> **GIVEN PROBLEM**
Images appear in the records below; leave them out and repeat everything else exactly.

Begin EXERCISE MATERIAL

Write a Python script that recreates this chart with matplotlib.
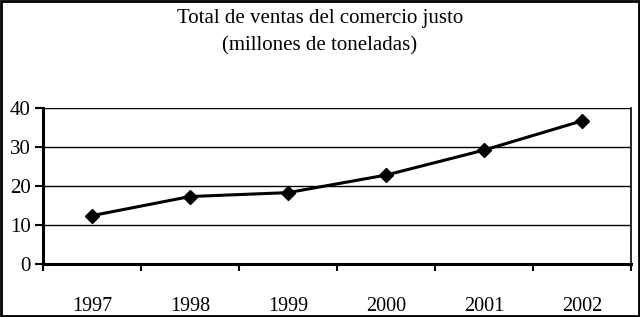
import matplotlib.pyplot as plt
import numpy as np
from matplotlib.patches import Rectangle

plt.rcParams['font.family'] = ['Liberation Serif', 'DejaVu Serif']

# Data
years = ["1997", "1998", "1999", "2000", "2001", "2002"]
ventas = [12.4, 17.3, 18.3, 22.8, 29.2, 36.7]
y_ticks = [0, 10, 20, 30, 40]

fig = plt.figure(figsize=(6.4, 3.17), dpi=100)
ax = fig.add_axes([43 / 640, 1 - 264 / 317, 588 / 640, 156 / 317])

x = np.arange(len(years)) + 0.5
ax.plot(x, ventas, color="black", lw=2.2, marker="D", markersize=7, zorder=3)

ax.set_xlim(0, len(years))
ax.set_ylim(0, 40)
ax.set_yticks(y_ticks)
ax.set_yticklabels([str(v) for v in y_ticks], fontsize=15)

# category ticks between the years, labels centred on the years
ax.set_xticks(np.arange(len(years) + 1))
ax.set_xticklabels([])
ax.set_xticks(x, minor=True)
ax.set_xticklabels(years, minor=True, fontsize=14.5)
ax.tick_params(axis="x", which="minor", length=0, pad=24)
ax.tick_params(axis="x", which="major", length=5, width=1.5, direction="out")
ax.tick_params(axis="y", length=6, width=1.5, direction="out", pad=3)

ax.grid(axis="y", color="black", lw=1)
ax.set_axisbelow(True)

for side in ["left", "bottom"]:
    ax.spines[side].set_linewidth(2.2)
ax.spines["top"].set_visible(False)
ax.spines["right"].set_linewidth(1.2)

fig.text(0.5, 1 - 19 / 317, "Total de ventas del comercio justo",
         ha="center", va="center", fontsize=15)
fig.text(0.5, 1 - 46 / 317, "(millones de toneladas)",
         ha="center", va="center", fontsize=15)

# outer frame
fig.patches.append(Rectangle((0.002, 0.003), 0.996, 0.994, transform=fig.transFigure,
                             fill=False, edgecolor="black", lw=2))

plt.savefig("out.png", dpi=100)
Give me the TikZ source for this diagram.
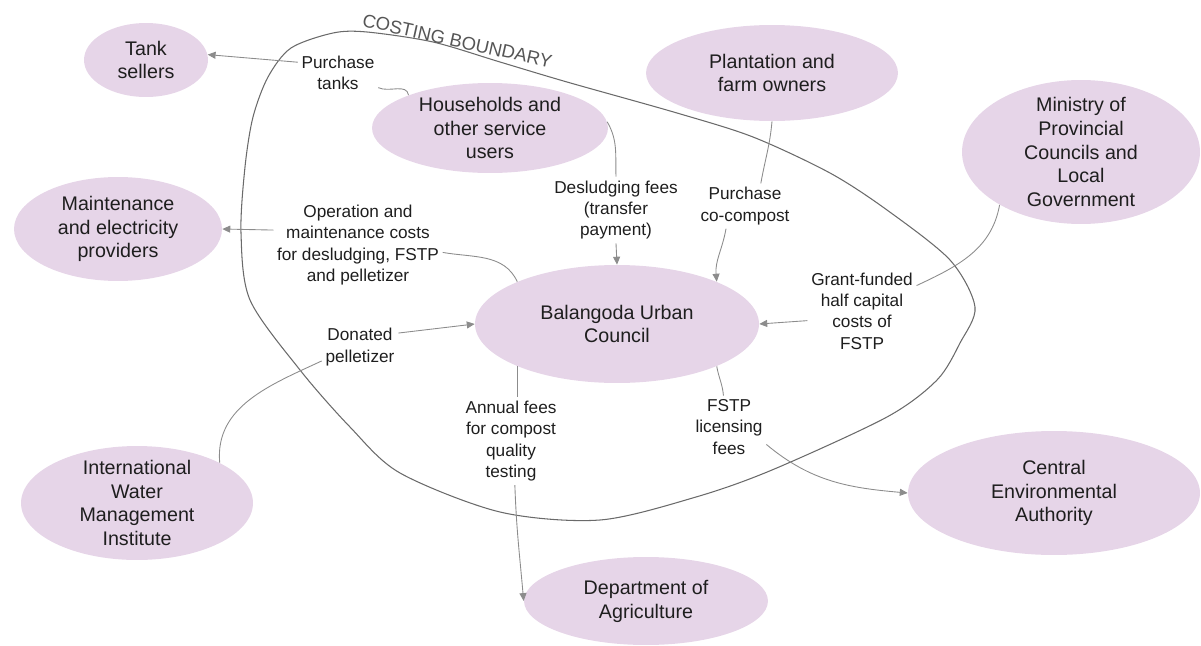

End EXERCISE MATERIAL

> **OUTPUT OF THE TASK**
Write a Python script that recreates this chart with matplotlib.
import matplotlib.pyplot as plt
import numpy as np
from matplotlib.patches import Rectangle

plt.rcParams['font.family'] = ['Liberation Serif', 'DejaVu Serif']

# Data
years = ["1997", "1998", "1999", "2000", "2001", "2002"]
ventas = [12.4, 17.3, 18.3, 22.8, 29.2, 36.7]
y_ticks = [0, 10, 20, 30, 40]

fig = plt.figure(figsize=(6.4, 3.17), dpi=100)
ax = fig.add_axes([43 / 640, 1 - 264 / 317, 588 / 640, 156 / 317])

x = np.arange(len(years)) + 0.5
ax.plot(x, ventas, color="black", lw=2.2, marker="D", markersize=7, zorder=3)

ax.set_xlim(0, len(years))
ax.set_ylim(0, 40)
ax.set_yticks(y_ticks)
ax.set_yticklabels([str(v) for v in y_ticks], fontsize=15)

# category ticks between the years, labels centred on the years
ax.set_xticks(np.arange(len(years) + 1))
ax.set_xticklabels([])
ax.set_xticks(x, minor=True)
ax.set_xticklabels(years, minor=True, fontsize=14.5)
ax.tick_params(axis="x", which="minor", length=0, pad=24)
ax.tick_params(axis="x", which="major", length=5, width=1.5, direction="out")
ax.tick_params(axis="y", length=6, width=1.5, direction="out", pad=3)

ax.grid(axis="y", color="black", lw=1)
ax.set_axisbelow(True)

for side in ["left", "bottom"]:
    ax.spines[side].set_linewidth(2.2)
ax.spines["top"].set_visible(False)
ax.spines["right"].set_linewidth(1.2)

fig.text(0.5, 1 - 19 / 317, "Total de ventas del comercio justo",
         ha="center", va="center", fontsize=15)
fig.text(0.5, 1 - 46 / 317, "(millones de toneladas)",
         ha="center", va="center", fontsize=15)

# outer frame
fig.patches.append(Rectangle((0.002, 0.003), 0.996, 0.994, transform=fig.transFigure,
                             fill=False, edgecolor="black", lw=2))

plt.savefig("out.png", dpi=100)
Give me the TikZ source for this diagram.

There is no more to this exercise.